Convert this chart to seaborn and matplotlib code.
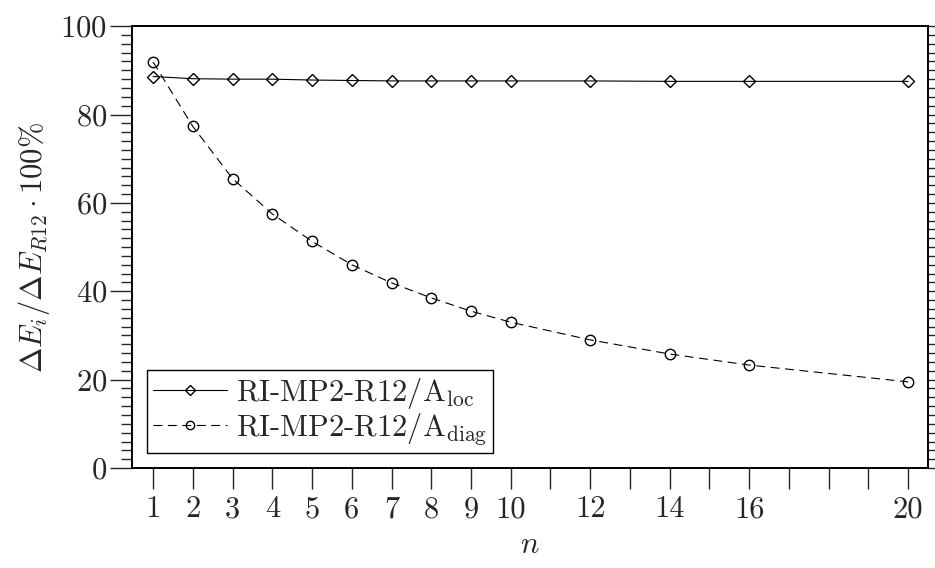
---
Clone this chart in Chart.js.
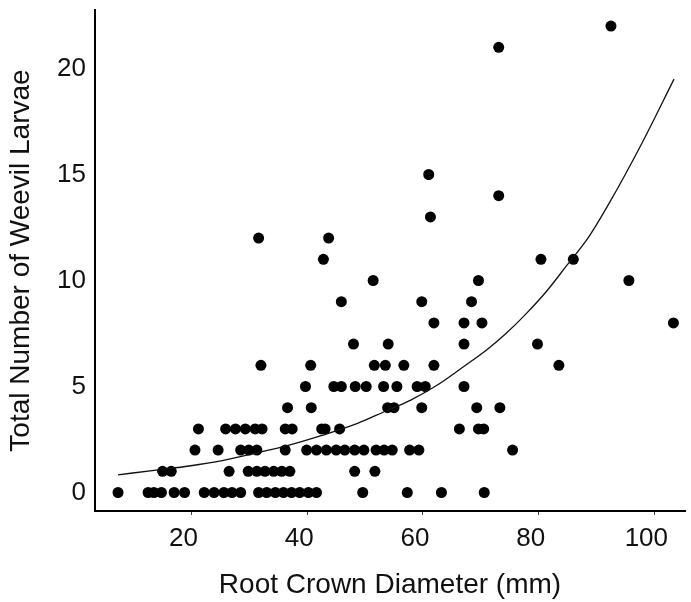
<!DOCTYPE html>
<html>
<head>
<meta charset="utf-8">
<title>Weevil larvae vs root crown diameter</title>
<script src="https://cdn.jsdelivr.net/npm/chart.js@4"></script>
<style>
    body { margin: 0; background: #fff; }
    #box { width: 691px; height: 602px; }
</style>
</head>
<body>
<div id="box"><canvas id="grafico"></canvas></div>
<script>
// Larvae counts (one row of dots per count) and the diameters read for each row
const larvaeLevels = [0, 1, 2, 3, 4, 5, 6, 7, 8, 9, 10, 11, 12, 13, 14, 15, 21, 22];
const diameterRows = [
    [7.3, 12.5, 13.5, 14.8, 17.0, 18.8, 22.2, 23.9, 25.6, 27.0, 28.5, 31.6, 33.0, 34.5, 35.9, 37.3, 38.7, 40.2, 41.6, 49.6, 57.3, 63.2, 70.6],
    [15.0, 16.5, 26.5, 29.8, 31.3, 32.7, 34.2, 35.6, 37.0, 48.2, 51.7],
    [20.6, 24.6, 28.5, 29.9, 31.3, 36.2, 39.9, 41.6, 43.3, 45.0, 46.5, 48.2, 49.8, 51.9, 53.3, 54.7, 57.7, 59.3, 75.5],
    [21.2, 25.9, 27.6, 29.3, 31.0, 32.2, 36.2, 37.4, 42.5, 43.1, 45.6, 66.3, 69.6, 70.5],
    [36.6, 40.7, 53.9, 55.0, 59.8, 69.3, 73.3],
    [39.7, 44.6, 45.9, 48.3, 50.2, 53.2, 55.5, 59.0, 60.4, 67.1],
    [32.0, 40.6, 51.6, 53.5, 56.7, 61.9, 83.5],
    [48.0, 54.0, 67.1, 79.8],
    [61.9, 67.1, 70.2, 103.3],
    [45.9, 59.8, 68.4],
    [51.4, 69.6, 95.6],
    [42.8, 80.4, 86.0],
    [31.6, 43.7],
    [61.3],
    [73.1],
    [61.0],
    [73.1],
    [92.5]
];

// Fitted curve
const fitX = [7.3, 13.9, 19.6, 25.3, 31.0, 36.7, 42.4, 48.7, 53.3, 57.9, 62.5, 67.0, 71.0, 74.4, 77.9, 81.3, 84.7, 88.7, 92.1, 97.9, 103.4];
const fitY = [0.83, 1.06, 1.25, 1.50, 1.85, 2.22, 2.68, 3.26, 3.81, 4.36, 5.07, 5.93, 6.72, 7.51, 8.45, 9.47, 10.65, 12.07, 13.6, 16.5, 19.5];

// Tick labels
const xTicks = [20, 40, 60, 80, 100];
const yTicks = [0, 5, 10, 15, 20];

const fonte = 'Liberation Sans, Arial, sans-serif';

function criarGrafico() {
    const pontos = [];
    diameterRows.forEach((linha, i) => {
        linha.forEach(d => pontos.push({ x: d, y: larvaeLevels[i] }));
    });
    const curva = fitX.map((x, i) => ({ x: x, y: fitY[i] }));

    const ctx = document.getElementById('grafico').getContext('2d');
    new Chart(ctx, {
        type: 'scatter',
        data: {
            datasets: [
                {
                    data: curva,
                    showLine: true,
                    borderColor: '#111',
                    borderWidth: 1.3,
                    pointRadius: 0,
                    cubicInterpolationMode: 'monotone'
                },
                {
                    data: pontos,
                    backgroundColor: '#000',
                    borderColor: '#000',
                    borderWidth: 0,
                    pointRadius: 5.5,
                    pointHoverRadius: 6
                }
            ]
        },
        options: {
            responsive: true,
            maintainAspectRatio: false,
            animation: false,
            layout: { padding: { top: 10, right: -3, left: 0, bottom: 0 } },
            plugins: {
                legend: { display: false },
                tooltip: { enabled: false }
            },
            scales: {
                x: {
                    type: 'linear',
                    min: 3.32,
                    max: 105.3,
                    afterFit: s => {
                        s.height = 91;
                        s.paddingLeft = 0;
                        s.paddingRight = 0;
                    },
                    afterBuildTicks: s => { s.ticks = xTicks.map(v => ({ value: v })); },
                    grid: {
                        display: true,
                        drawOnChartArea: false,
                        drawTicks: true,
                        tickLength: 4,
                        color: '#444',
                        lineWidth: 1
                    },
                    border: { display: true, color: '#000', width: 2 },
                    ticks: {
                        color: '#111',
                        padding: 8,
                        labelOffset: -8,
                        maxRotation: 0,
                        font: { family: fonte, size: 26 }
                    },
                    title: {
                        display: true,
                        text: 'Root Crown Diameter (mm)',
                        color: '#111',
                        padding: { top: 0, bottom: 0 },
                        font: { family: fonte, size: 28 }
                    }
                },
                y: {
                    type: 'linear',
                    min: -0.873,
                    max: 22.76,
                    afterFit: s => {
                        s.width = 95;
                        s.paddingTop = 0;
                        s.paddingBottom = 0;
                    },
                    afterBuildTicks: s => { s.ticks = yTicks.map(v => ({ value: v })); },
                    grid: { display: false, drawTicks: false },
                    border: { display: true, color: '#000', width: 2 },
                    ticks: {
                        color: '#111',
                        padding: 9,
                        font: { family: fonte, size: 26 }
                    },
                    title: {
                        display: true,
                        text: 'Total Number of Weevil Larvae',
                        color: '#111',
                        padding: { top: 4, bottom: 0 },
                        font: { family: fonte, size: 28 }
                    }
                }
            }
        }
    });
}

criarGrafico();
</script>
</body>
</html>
...
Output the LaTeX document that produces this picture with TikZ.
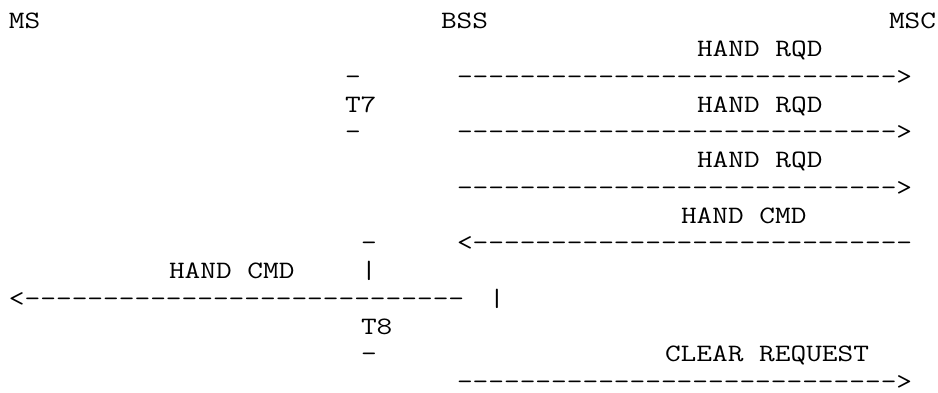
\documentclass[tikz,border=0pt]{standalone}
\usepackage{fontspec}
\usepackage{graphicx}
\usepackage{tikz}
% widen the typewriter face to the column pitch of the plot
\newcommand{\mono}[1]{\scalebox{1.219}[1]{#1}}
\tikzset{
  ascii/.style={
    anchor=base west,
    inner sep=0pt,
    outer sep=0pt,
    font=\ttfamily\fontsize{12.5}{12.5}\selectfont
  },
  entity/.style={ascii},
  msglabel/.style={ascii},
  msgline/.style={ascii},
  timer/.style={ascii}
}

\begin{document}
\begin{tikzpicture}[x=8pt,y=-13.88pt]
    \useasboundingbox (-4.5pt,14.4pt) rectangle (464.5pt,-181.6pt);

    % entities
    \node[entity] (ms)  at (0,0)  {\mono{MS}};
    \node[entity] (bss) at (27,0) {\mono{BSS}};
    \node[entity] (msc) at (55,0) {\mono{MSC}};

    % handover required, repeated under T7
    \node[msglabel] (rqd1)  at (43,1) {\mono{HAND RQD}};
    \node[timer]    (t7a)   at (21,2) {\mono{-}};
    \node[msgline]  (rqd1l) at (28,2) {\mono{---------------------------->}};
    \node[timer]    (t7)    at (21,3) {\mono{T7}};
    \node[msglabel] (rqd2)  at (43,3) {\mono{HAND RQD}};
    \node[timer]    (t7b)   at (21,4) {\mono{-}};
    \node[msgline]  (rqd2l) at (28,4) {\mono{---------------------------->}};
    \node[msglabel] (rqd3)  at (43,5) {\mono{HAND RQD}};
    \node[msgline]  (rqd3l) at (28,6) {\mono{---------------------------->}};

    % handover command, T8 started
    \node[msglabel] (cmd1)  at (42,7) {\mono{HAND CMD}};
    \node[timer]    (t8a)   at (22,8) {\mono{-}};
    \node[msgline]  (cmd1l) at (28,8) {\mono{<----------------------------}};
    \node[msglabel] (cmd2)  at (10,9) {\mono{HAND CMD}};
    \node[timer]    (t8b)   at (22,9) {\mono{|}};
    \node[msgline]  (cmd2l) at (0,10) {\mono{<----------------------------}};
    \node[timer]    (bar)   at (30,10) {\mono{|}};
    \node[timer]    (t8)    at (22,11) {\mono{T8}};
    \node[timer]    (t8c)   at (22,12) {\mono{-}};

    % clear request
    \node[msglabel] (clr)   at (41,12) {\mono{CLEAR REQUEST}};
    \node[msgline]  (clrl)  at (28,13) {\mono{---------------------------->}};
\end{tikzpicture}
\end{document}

What is asked: Only the stretch from the line with "Clone this chart in Chart.js." through the line with "const fonte = 'Liberation" should be copied, exactly and with both ends. Drop the pictures.

Response:
Clone this chart in Chart.js.
<!DOCTYPE html>
<html>
<head>
<meta charset="utf-8">
<title>Weevil larvae vs root crown diameter</title>
<script src="https://cdn.jsdelivr.net/npm/chart.js@4"></script>
<style>
    body { margin: 0; background: #fff; }
    #box { width: 691px; height: 602px; }
</style>
</head>
<body>
<div id="box"><canvas id="grafico"></canvas></div>
<script>
// Larvae counts (one row of dots per count) and the diameters read for each row
const larvaeLevels = [0, 1, 2, 3, 4, 5, 6, 7, 8, 9, 10, 11, 12, 13, 14, 15, 21, 22];
const diameterRows = [
    [7.3, 12.5, 13.5, 14.8, 17.0, 18.8, 22.2, 23.9, 25.6, 27.0, 28.5, 31.6, 33.0, 34.5, 35.9, 37.3, 38.7, 40.2, 41.6, 49.6, 57.3, 63.2, 70.6],
    [15.0, 16.5, 26.5, 29.8, 31.3, 32.7, 34.2, 35.6, 37.0, 48.2, 51.7],
    [20.6, 24.6, 28.5, 29.9, 31.3, 36.2, 39.9, 41.6, 43.3, 45.0, 46.5, 48.2, 49.8, 51.9, 53.3, 54.7, 57.7, 59.3, 75.5],
    [21.2, 25.9, 27.6, 29.3, 31.0, 32.2, 36.2, 37.4, 42.5, 43.1, 45.6, 66.3, 69.6, 70.5],
    [36.6, 40.7, 53.9, 55.0, 59.8, 69.3, 73.3],
    [39.7, 44.6, 45.9, 48.3, 50.2, 53.2, 55.5, 59.0, 60.4, 67.1],
    [32.0, 40.6, 51.6, 53.5, 56.7, 61.9, 83.5],
    [48.0, 54.0, 67.1, 79.8],
    [61.9, 67.1, 70.2, 103.3],
    [45.9, 59.8, 68.4],
    [51.4, 69.6, 95.6],
    [42.8, 80.4, 86.0],
    [31.6, 43.7],
    [61.3],
    [73.1],
    [61.0],
    [73.1],
    [92.5]
];

// Fitted curve
const fitX = [7.3, 13.9, 19.6, 25.3, 31.0, 36.7, 42.4, 48.7, 53.3, 57.9, 62.5, 67.0, 71.0, 74.4, 77.9, 81.3, 84.7, 88.7, 92.1, 97.9, 103.4];
const fitY = [0.83, 1.06, 1.25, 1.50, 1.85, 2.22, 2.68, 3.26, 3.81, 4.36, 5.07, 5.93, 6.72, 7.51, 8.45, 9.47, 10.65, 12.07, 13.6, 16.5, 19.5];

// Tick labels
const xTicks = [20, 40, 60, 80, 100];
const yTicks = [0, 5, 10, 15, 20];

const fonte = 'Liberation Sans, Arial, sans-serif';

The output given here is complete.